The Ontario Court of Appeal has substantially reduced  a record setting $1 million in punitive damages jury award against a retail employer and $150,000 in punitive damages against a former manager.  These damages were reduced to $10,000 against the manager and $100,000 against the company.

The employee in this case worked for a major retailer in various positions since 1999. In 2008 she was hired as assistant manager. Her collegial working relationship with her manager turned sour in less than a year. In May 2009 the manager was found to have asked the employee to falsify temperature records for the store’s food and dairy refrigerators. When the employee refused, the manager gave her a disciplinary ‘coaching’ session. The employee reported this incident to the District People Manager of the company. In breach of its policy, the manager was informed of this meeting and berated the employee for reporting him.  The manager then used profane language and belittled the employee in front of other employees.  The manager told the employee she was terrible at her job in front of customers. When the employee raised these issues with senior management she was told that they would investigate her concerns, but if they were false she would be held accountable. The investigation team found Ms. Boucher’s claim to be unsubstantiated. The last straw occurred on November 18, 2009 when the Manager yelled at the employee for failing to unload some products then grabbed her by the elbow in front of her co-workers and told her to prove to him that she could count to ten.

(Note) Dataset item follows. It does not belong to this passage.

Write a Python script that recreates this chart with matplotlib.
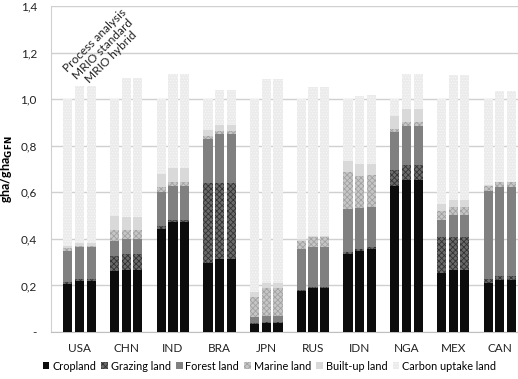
import numpy as np
import matplotlib.pyplot as plt
from matplotlib.ticker import FixedLocator, FixedFormatter

plt.rcParams['font.family'] = ['Lato', 'DejaVu Sans']
plt.rcParams['hatch.linewidth'] = 0.6

countries = ['USA', 'CHN', 'IND', 'BRA', 'JPN', 'RUS', 'IDN', 'NGA', 'MEX', 'CAN']
methods = ['Process analysis', 'MRIO standard', 'MRIO hybrid']
land_types = ['Cropland', 'Grazing land', 'Forest land', 'Marine land',
              'Built-up land', 'Carbon uptake land']

# rows: process analysis, MRIO standard, MRIO hybrid
cropland = [[0.205, 0.260, 0.444, 0.298, 0.036, 0.178, 0.337, 0.628, 0.252, 0.209],
            [0.218, 0.267, 0.472, 0.315, 0.040, 0.191, 0.350, 0.654, 0.265, 0.222],
            [0.218, 0.267, 0.472, 0.315, 0.040, 0.191, 0.356, 0.654, 0.265, 0.222]]
grazing = [[0.011, 0.067, 0.012, 0.341, 0.003, 0.003, 0.006, 0.066, 0.155, 0.019],
           [0.010, 0.068, 0.010, 0.324, 0.003, 0.003, 0.006, 0.064, 0.141, 0.019],
           [0.010, 0.068, 0.010, 0.324, 0.003, 0.003, 0.007, 0.064, 0.141, 0.019]]
forest = [[0.132, 0.064, 0.144, 0.190, 0.026, 0.175, 0.185, 0.165, 0.072, 0.378],
          [0.135, 0.064, 0.146, 0.211, 0.026, 0.173, 0.177, 0.168, 0.096, 0.380],
          [0.135, 0.064, 0.146, 0.211, 0.026, 0.173, 0.176, 0.168, 0.096, 0.380]]
marine = [[0.012, 0.049, 0.022, 0.011, 0.085, 0.035, 0.160, 0.013, 0.041, 0.023],
          [0.008, 0.040, 0.017, 0.012, 0.120, 0.040, 0.138, 0.014, 0.037, 0.023],
          [0.008, 0.040, 0.017, 0.012, 0.120, 0.040, 0.136, 0.014, 0.037, 0.023]]
builtup = [[0.010, 0.060, 0.058, 0.029, 0.023, 0.008, 0.047, 0.057, 0.031, 0.003],
           [0.010, 0.057, 0.060, 0.025, 0.022, 0.007, 0.049, 0.058, 0.029, 0.002],
           [0.010, 0.057, 0.060, 0.025, 0.022, 0.007, 0.046, 0.058, 0.029, 0.002]]
carbon = [[0.630, 0.500, 0.320, 0.131, 0.827, 0.601, 0.265, 0.071, 0.449, 0.368],
          [0.674, 0.594, 0.405, 0.151, 0.877, 0.638, 0.295, 0.152, 0.537, 0.388],
          [0.674, 0.594, 0.405, 0.151, 0.877, 0.638, 0.298, 0.152, 0.537, 0.388]]

yticks = [0, 0.2, 0.4, 0.6, 0.8, 1.0, 1.2, 1.4]
ytick_labels = ['-', '0,2', '0,4', '0,6', '0,8', '1,0', '1,2', '1,4']

# face, hatch colour, hatch
styles = [('#0c0c0c', '#0c0c0c', None),
          ('#6a6a6a', '#333333', 'xxxxxx'),
          ('#808080', '#808080', None),
          ('#c6c6c6', '#a2a2a2', 'xxxxxx'),
          ('#d9d9d9', '#d9d9d9', None),
          ('#ebebeb', '#f7f7f7', '......')]

fig = plt.figure(figsize=(5.18, 3.79), dpi=100)
ax = fig.add_axes([0.098, 0.124, 0.902, 0.86])

series = [cropland, grazing, forest, marine, builtup, carbon]
x = np.arange(len(countries))
offsets = [-0.25, 0.0, 0.25]
width = 0.195

for m in range(3):
    bottom = np.zeros(len(countries))
    for k, data in enumerate(series):
        vals = np.array(data[m])
        face, hc, hatch = styles[k]
        ax.bar(x + offsets[m], vals, width, bottom=bottom, color=face,
               edgecolor=hc, hatch=hatch, linewidth=0,
               label=land_types[k] if m == 0 else None, zorder=3)
        bottom += vals

# method labels above the first group (one centred block, rotated)
ax.text(x[0] + 0.5, 1.215, '\n'.join(methods), rotation=45,
        rotation_mode='anchor', ha='center', va='center', multialignment='center',
        linespacing=1.12, fontsize=8.6, color='#222222')

ax.set_xlim(-0.617, 9.39)
ax.set_ylim(0, 1.4)
ax.yaxis.set_major_locator(FixedLocator(yticks))
ax.yaxis.set_major_formatter(FixedFormatter(ytick_labels))
ax.set_xticks(x)
ax.set_xticklabels(countries)
ax.tick_params(axis='both', length=0, labelsize=8.5, colors='#222222')
ax.tick_params(axis='x', pad=8)
ax.tick_params(axis='y', pad=10)
ax.grid(axis='y', color='#d0d0d0', linewidth=1, zorder=0)
for s in ['top', 'right']:
    ax.spines[s].set_visible(False)
ax.spines['left'].set_color('#d0d0d0')
ax.spines['bottom'].set_color('#bfbfbf')

ax.set_ylabel('gha/gha$_{\\mathbf{GFN}}$', fontsize=9, fontweight='bold',
              labelpad=4)

fig.legend(loc='center', bbox_to_anchor=(0.52, 0.034), ncol=6, frameon=False,
           fontsize=7.8, handlelength=0.6, handleheight=0.6, handletextpad=0.25,
           columnspacing=0.5, borderaxespad=0)

fig.savefig('out.png', dpi=100)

This pattern of conduct was found to warrant a punitive damages award of $1 million against the company and $150,000 against the manager (in his individual capacity). The decision was appealed to the Ontario Court of Appeal.

The Ontario Court of Appeal lowered the quantum of punitive damages against both the manager and the company, for two primary reasons. First, punitive damages are based on deterrence and denunciation for egregious behaviour rather than compensation to the plaintiff. In order to ascertain the correct amount of punitive damages the court must also look at the amount of compensatory damages. The total of these two figures must, in the Court’s view, be rationally required to punish and deter the defendant. The awards of the lower court did not meet this objective.

Secondly, punitive damages should not be attributed to an employer vicariously through a managerial employee’s misconduct. Rather, such damages must be awarded based on the employer’s conduct. The substantial amount of both compensatory and aggravated damages awarded to the employee permitted the court to lower the jury-determined amount of punitive damages for the manager’s conduct. The punitive damages against the company were lowered for the same reason and also because they could only be attributed specifically to the company’s failure to thoroughly investigate the employee’s claims and discipline the manager.

This case highlights the importance of investigating allegations of harassment and the risks of a substantial damages award where this is not done adequately.  While damages awards are significant, the Ontario Court of Appeal has reined in the stratospheric damages award of the lower court. While lessened, such damages are still substantial and their punitive nature means the award is intended as a warning to deter other employers in Ontario and across Canada from similar conduct.